Identification documents located on the victim’s body indicated the man was a 29-year-old Honduran national, Octaciano Banega Galeas.
Officials said the man was carrying a couple of credit cards and a small amount of cash. He was also wearing a what appeared to be a silver ring on his left hand. He also had a compass attached to his wrist.
A justice of the peace declared the Honduran man to be dead and officials transported the body to the Webb County Medical Examiner’s Office for an autopsy.
The second man was treated and taken into custody, Border Patrol officials reported.
Victim 7: Identity Unknown
Brooks County Deputy Emmanuel Galaviz received notification of the county’s 34th migrant death on the morning of July 26. After arriving on a ranch located on U.S. Highway 281, the deputy rendezvoused with Border Patrol agents who had discovered the body of a deceased illegal alien approximately 6 miles inside the ranch.
The migrant had no identifying documents but the deputy found a $100 bill, a $50 bill, and a variety of miscellaneous papers. The report obtained by Breitbart Texas states that the migrant wore a long sleeve shirt, blue jeans, brown boots, black socks, and a black belt. He was carrying a black wallet and a comb at the time of his death.

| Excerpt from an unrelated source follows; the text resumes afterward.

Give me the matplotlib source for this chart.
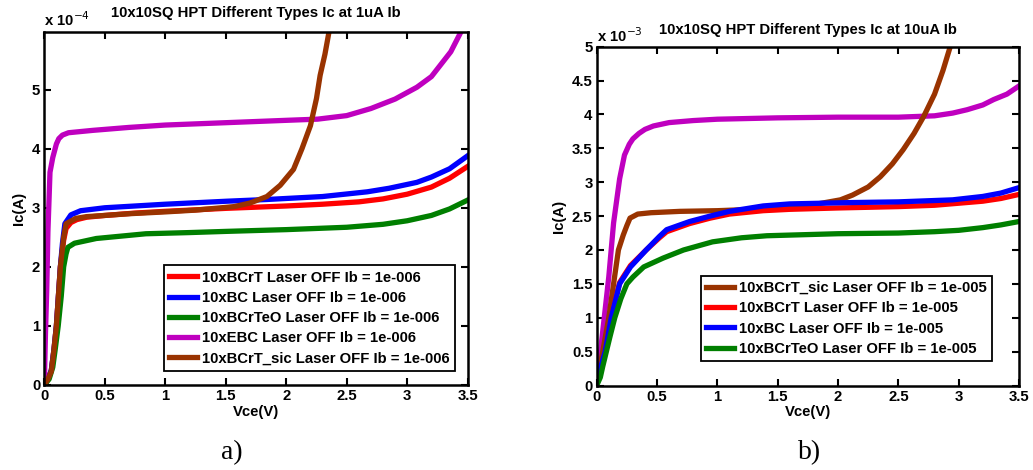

Some of the papers carried by the deceased man included phone numbers and email addresses that investigators will use to attempt to identify the remains.
Officials turned the unidentified migrant over to a funeral home who will transport the remains to the Webb County Medical Examiner’s Office for possible identification.
‘False Compassion of Open Borders’
“It is the false compassion of open borders that lead to the deaths of these illegal immigrants and other abuses we find out about,” Sheriff Martinez told Breitbart Texas earlier this week. “These people are abused all along the smuggling pipeline. It comes to a head here in my county where they are often left to die while being smuggled around the Border Patrol’s checkpoint.”
“The death of Mr. Perez is a perfect example of this,” the sheriff said. “We don’t often have a witness of the death to interview after the fact. This young woman had to sit and watch her father die because of the callousness of human smugglers who simply do not care about the health and safety of those who pay them.”
This year, at least 260 illegal immigrants have lost their lives this year in an effort to illegally enter the U.S. along our southwest border with Mexico, according to the Missing Migrant Project. Nearly 15 percent of the national total occurs in this one small county located 80 miles away from the border, according to numbers provided by the Missing Migrant Project and the Brooks County Sheriff’s Office.
Nationally, the number of migrant deaths is up substantially when compared to 2016 and 2017. In 2017, year-to-date numbers revealed the deaths of at least 235 migrants, up from 234 the year before. During the same period in 2015 and 2014, 127 and 92 migrants died during the same period of January 1 through August 21.
In Brooks County, Sheriff Martinez is once again faced with increasing numbers of dead migrants and people continue to march through his county.
“They just keep coming,” the frustrated sheriff said. “As long as the federal government fails to secure the border, they will keep coming — and they will keep dying.”